Declining loan volumes were inevitable in a high-interest-rate landscape where institutional investors, who fund the lion's share of Upstart's loans, are far less inclined to put their capital forward than in times past. While this has resulted in revenue declines for Upstart and a foray back into net losses in the near term, this doesn't detract from the promise of the company's long-term growth story, which is just getting started. 

2. Lululemon

Lululemon continues to buck the trends afflicting the broader retail space, reporting strong and consistent growth on both the top and bottom lines. Even as consumer spending remains in flux, people are still spending money on athleisure products, a popular segment of the retail industry that is expected to hit a valuation of more than $842 billion by 2028.  

The most recent quarter saw Lululemon's net revenue jump 28% year over year to $1.9 billion, while total comparable sales rose 22% from the year-ago period. Taking out the impact of foreign currency fluctuations, these two metrics saw respective year-over-year growth rates of 31% and 25%.  

Lululemon continues to bolster its presence both domestically and internationally. Its net revenue jumped 26% year over year in North America in the third quarter, while its international net revenues surged by an eye-popping 41%. Meanwhile, the company's operating margin expanded by 120 basis points on a year-over-year clip, and its net income -- which totaled $255 million for the three-month period -- represented a 36% increase compared to the same quarter in 2021.  

The retail stock is well on its way to achieving its Power of Three x2 growth strategy, which includes a plan to double its 2021 revenue of $6.25 billion by 2026 as it innovates and expands its profitable lineup of athleisure products. This doesn't seem to be a far-flung goal by any means. Looking at its performance in the most recent quarter, its total revenue was up 27% on a three-year compound annual growth rate (CAGR) basis. Meanwhile, digital sales were up 46% on a three-year CAGR basis.  

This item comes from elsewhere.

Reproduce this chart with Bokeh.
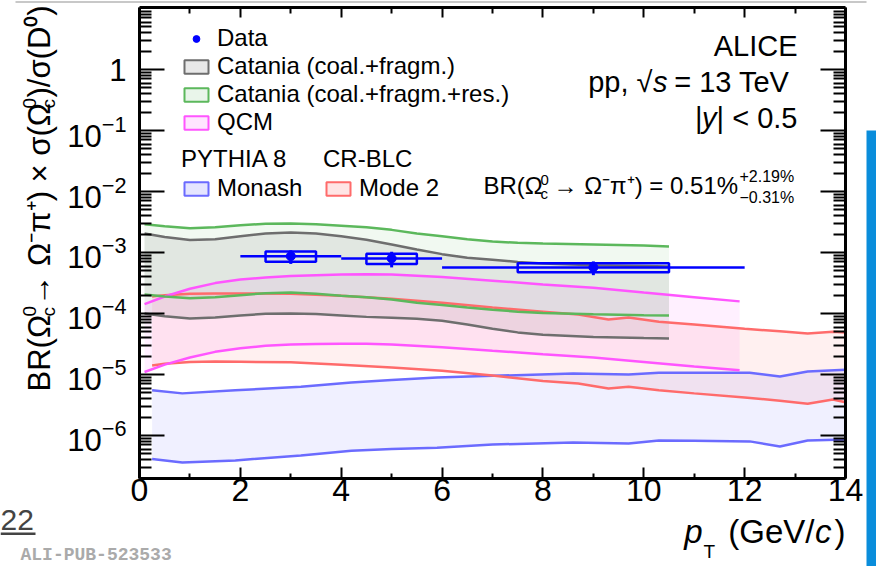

Looking back over the past decade, Lululemon has grown its annual revenue and earnings by 357% and 261%, respectively, with the actual stock delivering a total return of 326%. The company continues to expand its digital and brick-and-mortar footprint and just launched a new e-commerce site and stores in Spain in the summer of 2022.

From Lululemon's origins as a yoga brand to its expansion into the full spectrum of women's fitness products to its move into menswear to, most recently, women's footwear, the company continues to innovate and unlock new sources of growth. This bodes well for its ability to deliver continued financial wins in the years ahead and reward shareholders in the process.